Seldom do we post stories from those other than our writers. However, my college Journalism advisor, Ron White, shared an extremely stirring and timely perspective written by Gerald F. Seib for the Wall Street Journal. We are sharing it with our extensive group of partners today. Enjoy!
Battle for the GOP’s Soul? Trump Has Won
Conservatives who disdained Trump and considered many of his views heretical are increasingly drifting toward him
Regardless of the outcome of the midterm election, this much already has become clear: The battle for the soul of the Republican party is over, and President Trump has won.
Now, as the second anniversary of his election approaches, both of those opposition fronts have crumbled. For Republicans, for better or for worse, it’s Mr. Trump’s more-populist party now.
At the grass roots, Republicans have united behind Mr. Trump with surprising solidarity. In this campaign season, establishment GOP candidates have accepted his help and endorsement and, in many cases, mimicked his style and themes.
The furious Democratic opposition to Supreme Court nominee Brett Kavanaugh has galvanized even many Republicans dubious about Mr. Trump. They see him as a flawed but preferable alternative to a Democratic Party they dislike and fear, and appear to regard him as a useful shield against it.
Perhaps most surprising, conservatives who disdained Mr.

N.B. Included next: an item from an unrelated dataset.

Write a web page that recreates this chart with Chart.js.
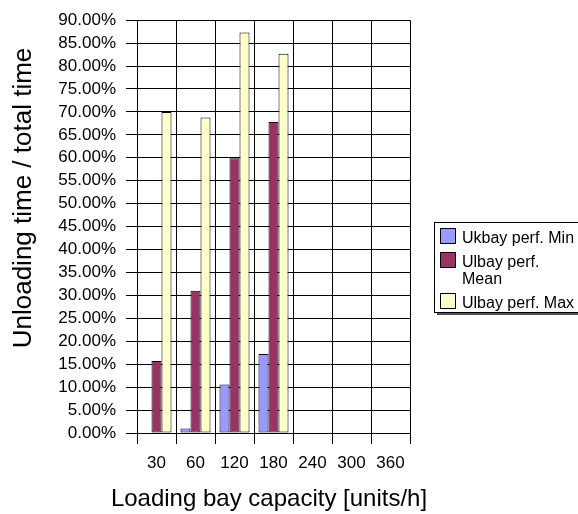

Trump and considered his views on trade, immigration and national security to be heretical are increasingly drifting toward him. In one leading indicator, two conservative writers critical of Mr. Trump—Max Boot and Jennifer Rubin—have in recent days been attacked by other conservatives for their views.
“I do think Trump right now is winning,” says Peter Wehner, a conservative leader and former political aide in the George W. Bush White House who is a critic of the president. “He is consolidating. People are acclimating themselves to him.… The Kavanaugh hearing made it visceral.”
Frank Luntz, a Republican pollster who conducts frequent focus groups with voters around the country, says he also has been observing conservatives coalescing behind Mr. Trump—and bending to his policies.
“He’s redefined what conservatism means,” says Mr. Luntz. “I’m shocked at how many now support his trade policies. They support tariffs. On immigration, they were never for a wall. But now they are for a physical separation.”
Signs of this Trump dominance and conservative acquiescence are woven throughout a new Wall Street Journal/NBC News poll. Among Republican voters overall, Mr. Trump has an 87% job approval rating. Among voters who describe themselves as conservatives, his job approval rating is virtually identical at 85%.
Eight in 10 conservatives have positive feelings toward the president; by contrast, only 42% have positive views of Senate Majority Leader Mitch McConnell, largely responsible for placing dozens of new conservative judges on the federal bench.
In an indication that conservatives are adapting to Trump policies, 74% say Republicans are better than are Democrats at handling trade, and 70% say the same about immigration.
The question is how Mr. Trump, who as a candidate was openly critical of party leaders and conservative activists, has managed to establish this grip.
It isn’t necessarily because Republicans like his demeanor. In fact, many still are offended by that style. A third of Republicans say they don’t like Mr. Trump personally but approve of most of his policies.
Part of the embrace of Mr. Trump undoubtedly comes because the economy is humming along so well; Republicans are inclined to give him credit for that, and they want to be part of the trend.
Mr. Luntz says the Kavanaugh fight in particular made Republicans who had been put off by the president’s anger and insulting style begin to embrace those characteristics. “They have bought into Trump’s claim that nothing else works,” he says.
Among conservatives, Mr. Wehner says, the move back toward Mr. Trump has come at least in part because the price of fighting him has been high. “There were people willing early on to take him on and they got smashed and hammered at the base of the party and they shut up,” he says.
The party’s embrace of Mr. Trump is risky. The president isn’t just disliked but disliked intensely by a wide swath of Americans, who may be repelled by a party so closely linked to him. Mr. Trump also is pushing the GOP away from some positions that have defined Republicanism for decades, particularly on trade and internationalism. That will sow doubts among some past party members, including some in the business community, and compel a re-examination of what it means to be a Republican.
It’s also possible, of course, that this embrace is temporary, and will evaporate if the economy goes south and the party’s fortunes suffer.
Still, Mr. Wehner notes that Mr. Trump is changing the identity of the party in ways that could have lasting effects: “What happens is, Trump is changing the core base of the party, and that will eventually filter up to officeholders.”